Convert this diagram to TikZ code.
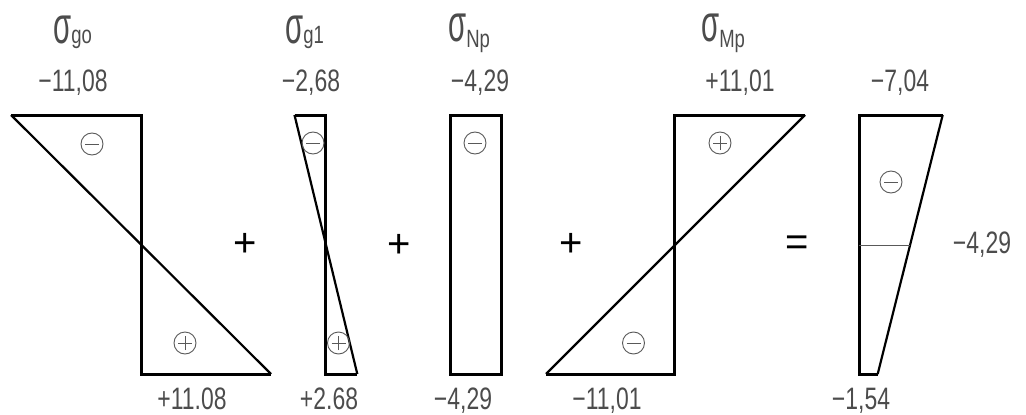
\documentclass[tikz,border=0pt]{standalone}
\usepackage{fontspec}
\newfontfamily\cad{Liberation Sans}[FakeStretch=0.74]
\newfontfamily\opfont{Liberation Sans}
\definecolor{txt}{gray}{0.30}
\definecolor{sgnc}{gray}{0.35}
\begin{document}
\begin{tikzpicture}[x=1pt,y=-1pt,
  outline/.style={line width=3pt, line join=miter},
  diag/.style={line width=2.2pt},
  thinln/.style={line width=1pt, draw=gray!70!black},
  val/.style={anchor=base, inner sep=0pt, text=txt, font=\cad\fontsize{31}{32}\selectfont},
  sig/.style={anchor=base west, inner sep=0pt, text=txt, font=\cad\fontsize{36}{38}\selectfont},
  op/.style={inner sep=0pt, text=black, font=\opfont\fontsize{40}{40}\selectfont},
  sgn/.style={circle, draw=sgnc, line width=0.9pt, minimum size=22pt, inner sep=0pt},
  minussgn/.style={sgn, path picture={\draw[sgnc, line width=0.9pt] ([xshift=-7pt]path picture bounding box.center) -- ([xshift=7pt]path picture bounding box.center);}},
  plussgn/.style={sgn, path picture={\draw[sgnc, line width=0.9pt] ([xshift=-7pt]path picture bounding box.center) -- ([xshift=7pt]path picture bounding box.center) ([yshift=-7pt]path picture bounding box.center) -- ([yshift=7pt]path picture bounding box.center);}}
]
\useasboundingbox (0,0) rectangle (1026,415);
\newcommand{\sgm}{\scalebox{1.1}[1.45]{σ}}
\newcommand{\sbs}[1]{{\fontsize{25}{26}\selectfont #1}}

% headers
\node[sig] (h1) at (53,43) {\sgm\sbs{go}};
\node[sig] (h2) at (285,43) {\sgm\sbs{g1}};
\node[sig] (h3) at (448,41) {\sgm\raisebox{-6pt}{\sbs{Np}}};
\node[sig] (h4) at (701,41) {\sgm\raisebox{-6pt}{\sbs{Mp}}};

% top values
\node[val] (t1) at (73,91) {−11,08};
\node[val] (t2) at (311,91) {−2,68};
\node[val] (t3) at (480,91) {−4,29};
\node[val] (t4) at (740,91) {+11,01};
\node[val] (t5) at (900,91) {−7,04};

% bottom values
\node[val] (b1) at (192,409) {+11.08};
\node[val] (b2) at (329,409) {+2.68};
\node[val] (b3) at (463,409) {−4,29};
\node[val] (b4) at (607,409) {−11,01};
\node[val] (b5) at (861,409) {−1,54};

\node[val] (r5) at (982,253) {−4,29};

% panel 1
\coordinate (p1a) at (11,115);
\coordinate (p1b) at (141,115);
\coordinate (p1c) at (141,374);
\coordinate (p1d) at (271,374);
\draw[outline] (p1a) -- (p1b) -- (p1c) -- (p1d);
\draw[diag] (p1a) -- (p1d);
\node[minussgn] (s1a) at (92,144) {};
\node[plussgn] (s1b) at (185,343) {};

% panel 2
\coordinate (p2a) at (294.5,115);
\coordinate (p2b) at (325.7,115);
\coordinate (p2c) at (325.7,374);
\coordinate (p2d) at (357.3,374);
\draw[outline] (p2a) -- (p2b) -- (p2c) -- (p2d);
\draw[diag] (p2a) -- (p2d);
\node[minussgn] (s2a) at (313,143) {};
\node[plussgn] (s2b) at (338.5,343) {};

% panel 3
\draw[outline] (450,115) rectangle (501,374);
\node[minussgn] (s3a) at (475,143) {};

% panel 4
\coordinate (p4a) at (674.3,115);
\coordinate (p4b) at (805,115);
\coordinate (p4c) at (546,374);
\coordinate (p4d) at (674.3,374);
\draw[outline] (p4b) -- (p4a) -- (p4d) -- (p4c);
\draw[diag] (p4b) -- (p4c);
\node[plussgn] (s4a) at (720,143) {};
\node[minussgn] (s4b) at (633.5,343) {};

% panel 5
\coordinate (p5a) at (859.3,115);
\coordinate (p5b) at (942.7,115);
\coordinate (p5c) at (877.7,374);
\coordinate (p5d) at (859.3,374);
\coordinate (p5m) at (859.3,245);
\coordinate (p5n) at (910.1,245);
\draw[outline] (p5b) -- (p5a) -- (p5d) -- (p5c);
\draw[diag] (p5b) -- (p5c);
\draw[thinln] (p5m) -- (p5n);
\node[minussgn] (s5a) at (891,182) {};

% operators
\node[op] (o1) at (245,245) {+};
\node[op] (o2) at (399,246) {+};
\node[op] (o3) at (571,245) {+};
\node[op] (o4) at (797,246) {=};
\end{tikzpicture}
\end{document}
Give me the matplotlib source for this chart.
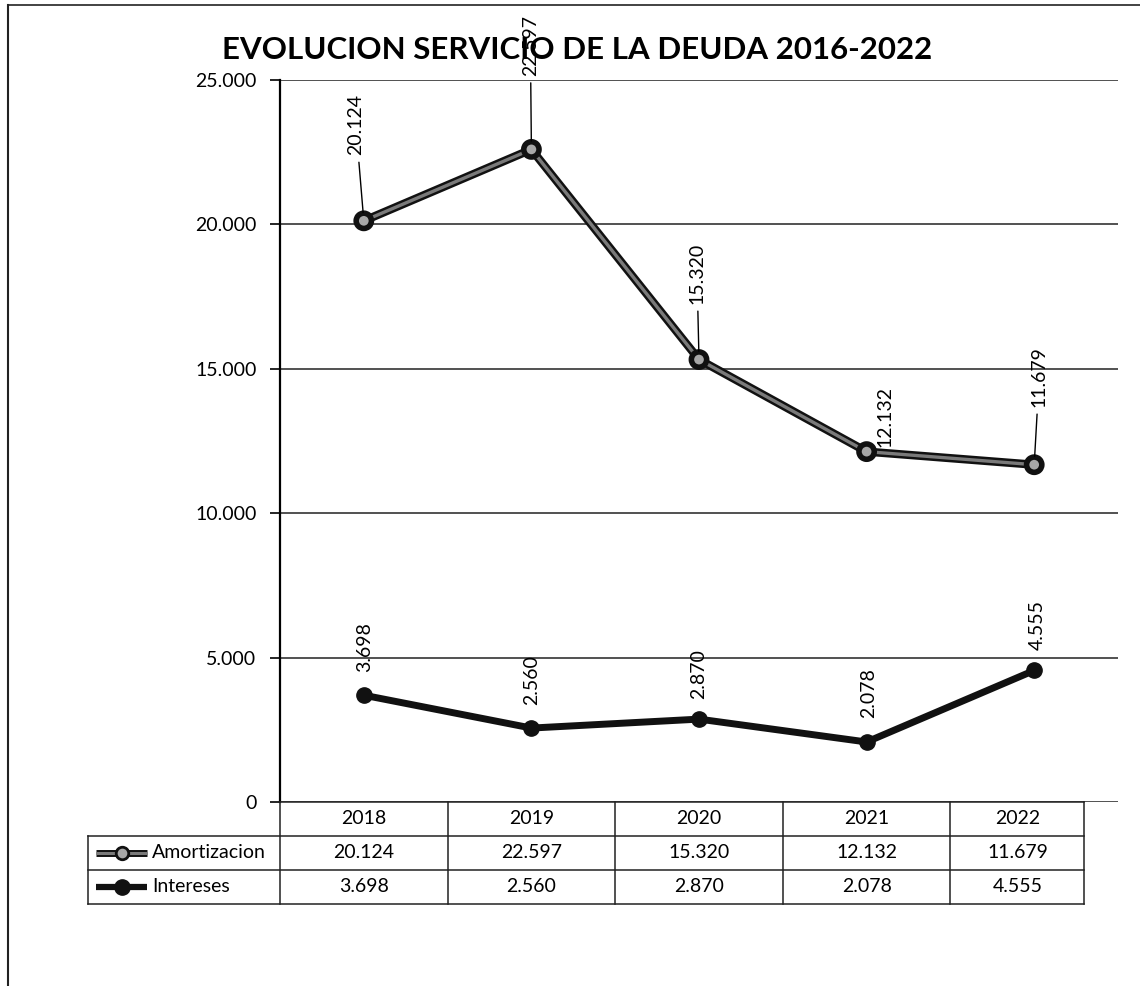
import matplotlib
matplotlib.use("Agg")
import matplotlib.pyplot as plt
import matplotlib.patheffects as pe
from matplotlib.lines import Line2D
from matplotlib.ticker import FuncFormatter
from matplotlib import transforms

# Datos del grafico
anios = ["2018", "2019", "2020", "2021", "2022"]
amortizacion = [20124, 22597, 15320, 12132, 11679]
intereses = [3698, 2560, 2870, 2078, 4555]
series_nombres = ["Amortizacion", "Intereses"]
titulo = "EVOLUCION SERVICIO DE LA DEUDA 2016-2022"

# desplazamiento de las etiquetas (pixeles) respecto al punto
desp_amort = [(-8, 96), (-1, 104), (-2, 86), (18, 35), (5, 88)]
desp_inter = [(1, 48), (0, 48), (0, 45), (2, 49), (3, 45)]
guia_amort = [True, True, True, False, True]

W, H = 1140, 986
FUENTE = "Lato"
plt.rcParams["font.family"] = [FUENTE, "DejaVu Sans"]


def fmt_miles(v, pos=None):
    return f"{int(round(v)):,}".replace(",", ".")


def fx(x):
    return x / W


def fy(y):
    return 1 - y / H


fig = plt.figure(figsize=(W / 100, H / 100), dpi=100)
ax = fig.add_axes([fx(280), fy(802), fx(1118) - fx(280), fy(80) - fy(802)])

x = list(range(len(anios)))
gris = "#7a7a7a"

# Amortizacion: linea gris con borde negro
ax.plot(x, amortizacion, color=gris, lw=2.4, zorder=3,
        path_effects=[pe.Stroke(linewidth=6, foreground="#111111"), pe.Normal()],
        marker="o", markersize=9, markerfacecolor="#a8a8a8",
        markeredgecolor="#111111", markeredgewidth=2)
# Intereses: linea negra
ax.plot(x, intereses, color="#111111", lw=5, zorder=3,
        marker="o", markersize=11, markerfacecolor="#111111",
        markeredgecolor="#111111")

# etiquetas de datos
for i, v in enumerate(amortizacion):
    props = None
    if guia_amort[i]:
        props = dict(arrowstyle="-", color="black", lw=1, shrinkA=3, shrinkB=6)
    ax.annotate(fmt_miles(v), (x[i], v), xytext=desp_amort[i],
                textcoords="offset pixels", rotation=90, ha="center",
                va="center", fontsize=14, arrowprops=props, zorder=5,
                annotation_clip=False)
for i, v in enumerate(intereses):
    ax.annotate(fmt_miles(v), (x[i], v), xytext=desp_inter[i],
                textcoords="offset pixels", rotation=90, ha="center",
                va="center", fontsize=14, zorder=5)

ax.set_xlim(-0.5, len(anios) - 0.5)
ax.set_ylim(0, 25000)
ax.set_yticks(range(0, 25001, 5000))
ax.yaxis.set_major_formatter(FuncFormatter(fmt_miles))
ax.tick_params(axis="y", labelsize=14, length=7, width=1.2, pad=10, colors="black")
ax.set_xticks([])
ax.grid(axis="y", color="#222222", lw=1.1)
ax.set_axisbelow(True)
for s in ["top", "right", "bottom"]:
    ax.spines[s].set_visible(False)
ax.spines["left"].set_linewidth(1.6)

# titulo
fig.text(fx(577), fy(50), titulo, ha="center", va="center",
         fontsize=22.5, fontweight="bold")

# tabla de datos bajo el eje
bt = transforms.blended_transform_factory(ax.transData, fig.transFigure)
borde_der = 4.30
filas_y = [802, 836, 870, 904]
lw_t = 1.1
# lineas horizontales
for j, yy in enumerate(filas_y):
    x0 = -0.5 if j == 0 else -0.5 - (280 - 88) / 167.6
    fig.add_artist(Line2D([x0, borde_der], [fy(yy), fy(yy)], transform=bt,
                          color="#222222", lw=lw_t))
# lineas verticales
for i in range(len(anios)):
    fig.add_artist(Line2D([i - 0.5, i - 0.5], [fy(802), fy(904)], transform=bt,
                          color="#222222", lw=lw_t))
fig.add_artist(Line2D([borde_der, borde_der], [fy(802), fy(904)], transform=bt,
                      color="#222222", lw=lw_t))
fig.add_artist(Line2D([fx(88), fx(88)], [fy(836), fy(904)],
                      transform=fig.transFigure, color="#222222", lw=lw_t))

centros = [i for i in range(len(anios) - 1)] + [(len(anios) - 1.5 + borde_der) / 2]
for i, a in enumerate(anios):
    fig.text(centros[i], fy(819), a, transform=bt, ha="center", va="center",
             fontsize=14)
    fig.text(centros[i], fy(853), fmt_miles(amortizacion[i]), transform=bt,
             ha="center", va="center", fontsize=14)
    fig.text(centros[i], fy(887), fmt_miles(intereses[i]), transform=bt,
             ha="center", va="center", fontsize=14)

# claves de leyenda en la tabla
fig.add_artist(Line2D([fx(96), fx(147)], [fy(853), fy(853)],
                      transform=fig.transFigure, color=gris, lw=2.2,
                      solid_capstyle="butt",
                      path_effects=[pe.Stroke(linewidth=5, foreground="#111111"), pe.Normal()]))
fig.add_artist(Line2D([fx(122)], [fy(853)], transform=fig.transFigure,
                      marker="o", markersize=9, markerfacecolor="#a8a8a8",
                      markeredgecolor="#111111", markeredgewidth=2))
fig.add_artist(Line2D([fx(96), fx(147)], [fy(887), fy(887)],
                      transform=fig.transFigure, color="#111111", lw=4.5,
                      solid_capstyle="butt"))
fig.add_artist(Line2D([fx(122)], [fy(887)], transform=fig.transFigure,
                      marker="o", markersize=11, color="#111111"))
fig.text(fx(152), fy(853), series_nombres[0], ha="left", va="center", fontsize=14)
fig.text(fx(152), fy(887), series_nombres[1], ha="left", va="center", fontsize=14)

# marco exterior
fig.add_artist(Line2D([fx(8), fx(8)], [fy(5), 0], transform=fig.transFigure,
                      color="#222222", lw=1.5))
fig.add_artist(Line2D([fx(8), 1], [fy(5), fy(5)], transform=fig.transFigure,
                      color="#222222", lw=1.2))

fig.savefig("out.png", dpi=100)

^^^^^^^^

STATED GOAL = Drop the images and output only the lines from the one that contains "Give me the matplotlib source for this chart." to the one that contains "from matplotlib import transforms", both included.

FULL SOLUTION =
Give me the matplotlib source for this chart.
import matplotlib
matplotlib.use("Agg")
import matplotlib.pyplot as plt
import matplotlib.patheffects as pe
from matplotlib.lines import Line2D
from matplotlib.ticker import FuncFormatter
from matplotlib import transforms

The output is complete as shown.